概要
开发环境:RK3588
目的:使用OpenCL进行硬件加速 降低CPU占有率
系统支持
首先RK3588系列芯片支持GPU的硬件加速 且官方提供了部分快捷接口
然后就是各种库的编译和搭建了这里主要进行视频解码和图片处理
主要包含的库又 libmali.so opencv ffmpeg
libmali.so库
我的开发板是firefly的RK3588J,官方提供的固件内包含了这个库。

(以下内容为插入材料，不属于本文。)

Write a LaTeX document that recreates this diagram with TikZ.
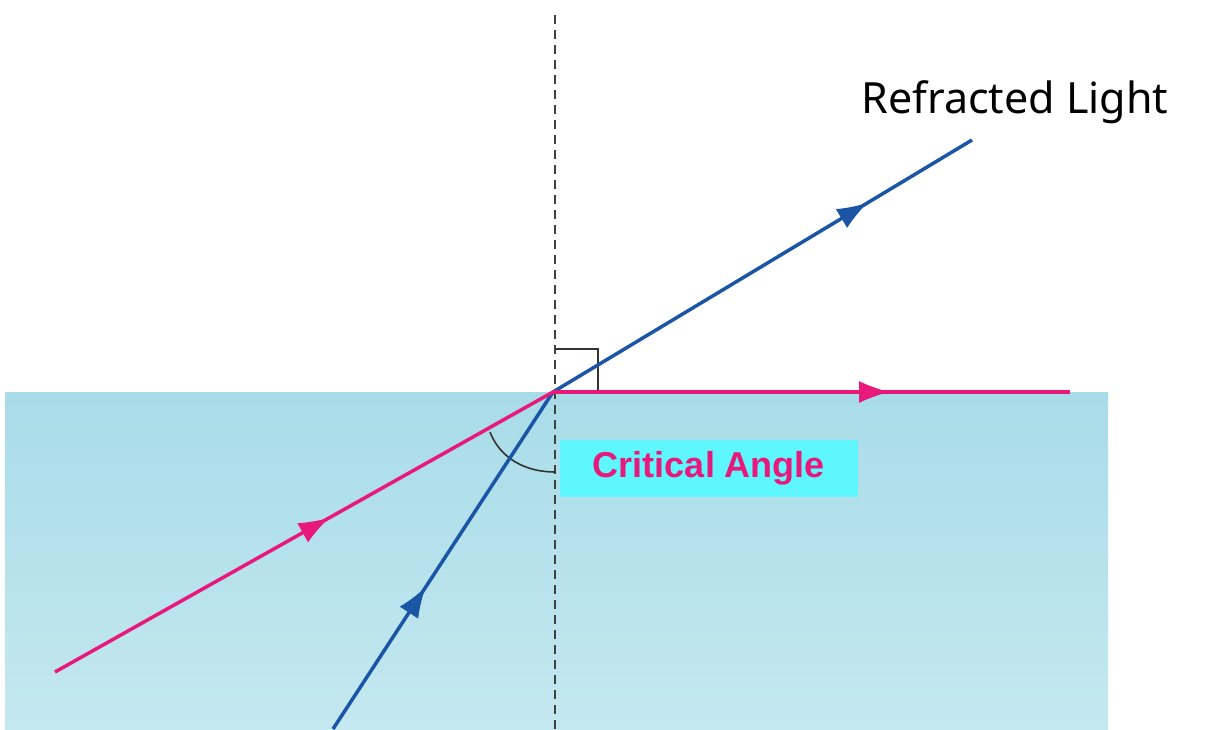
\documentclass[tikz,border=0pt]{standalone}
\usepackage{fontspec}
\setmainfont{Noto Sans}
\newfontfamily\lbf{Liberation Sans}
\usetikzlibrary{decorations.markings,arrows.meta}
\definecolor{pk}{HTML}{E8197A}
\definecolor{bl}{HTML}{1B55A6}
\definecolor{wt}{HTML}{A8DCE8}
\definecolor{wb}{HTML}{C4E8F0}
\definecolor{cy}{HTML}{5EF6FF}
\begin{document}
\begin{tikzpicture}[x=1pt,y=-1pt,
 ray/.style={line width=3.5pt},
 mid/.style={postaction={decorate},decoration={markings,mark=at position #1 with {\arrow[line width=1pt]{Latex[length=30pt,width=22pt]}}}}]
\useasboundingbox (0,0) rectangle (1218,729);
\shade[top color=wt,bottom color=wb] (5,392) rectangle (1108,729);
\coordinate (O) at (553,392);
\coordinate (pa) at (55,672);
\coordinate (pb) at (1070,392);
\coordinate (ba) at (333,729);
\coordinate (bb) at (972,140);
\draw[dash pattern=on 9pt off 6pt,line width=1.6pt,black!75] (555,15) -- (555,729);
\draw[black!80,line width=1.6pt] (555,349) -- (598,349) -- (598,392);
\draw[black!80,line width=1.6pt] (490,432) .. controls (500,458) and (525,472) .. (555,472);
\draw[ray,bl,mid=0.42] (ba) -- (O);
\draw[ray,bl,mid=0.75] (O) -- (bb);
\draw[ray,pk,mid=0.55] (pa) -- (O);
\draw[ray,pk,mid=0.65] (O) -- (pb);
\node[fill=cy,text=pk,font=\lbf\bfseries\fontsize{36}{42}\selectfont,minimum width=298pt,minimum height=57pt,inner sep=0pt] (ca) at (709,468) {Critical Angle};
\node[font=\fontsize{43}{50}\selectfont] (rl) at (1015,102) {Refracted Light};
\end{tikzpicture}
\end{document}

可以在命令行内用 sudo find /usr -name libmali.so查看是否有该库
firefly@firefly:~# find /usr -name libmali.so
/usr/lib/aarch64-linux-gnu/libmali.so
firefly@firefly:~# strings /usr/lib/aarch64-linux-gnu/libmali.so | grep Mali-G610
Mali-G610
firefly@firefly:~# strings /usr/lib/aarch64-linux-gnu/libmali.so | grep cl
.....
clReleaseCommandBufferKHR
clReleaseCommandQueue
clReleaseContext
clReleaseDevice
clReleaseEvent
clReleaseKernel
clReleaseMemObject
.....
firefly@firefly:~# ls -l /usr/lib/aarch64-linux-gnu/libmali.so
lrwxrwxrwx 1 1007 1008 12 Jul 29 2020 /usr/lib/aarch64-linux-gnu/libmali.so -> libmali.so.1
如果没有的话可以从官方提供的网站进行下载安装
参考 https://blog.csdn.net/Graceful_scenery/article/details/135783830
官方链接 https://developer.arm.com/downloads/-/mali-drivers/user-space
ffmpeg库
ffmepg库主要用于拉流解码,这里配合opencv使用
注意opecv库和ffmpeg库自行编译的话需要配套使用 否则opencv编译的时候会找不到相应的ffmpeg解码库
这里我用的是opencv3.4.15配ffmpeg3.4.13 (具体应该对应哪个版本 可以去opencv配置文件里找)
这里不做赘述
参考 https://blog.csdn.net/qq_21331593/article/details/135275482
opencv库
这里库编译也不做赘述了 网上很多案例 随便搜
这里写个避坑的
opencv源码编译后,开启opencl成功了,但是用opencl进行GPU加速的图像处理 报错了
报错如下, 其中一个(我的是resize的时候报错了 这里随便找了个 一样的处理方法)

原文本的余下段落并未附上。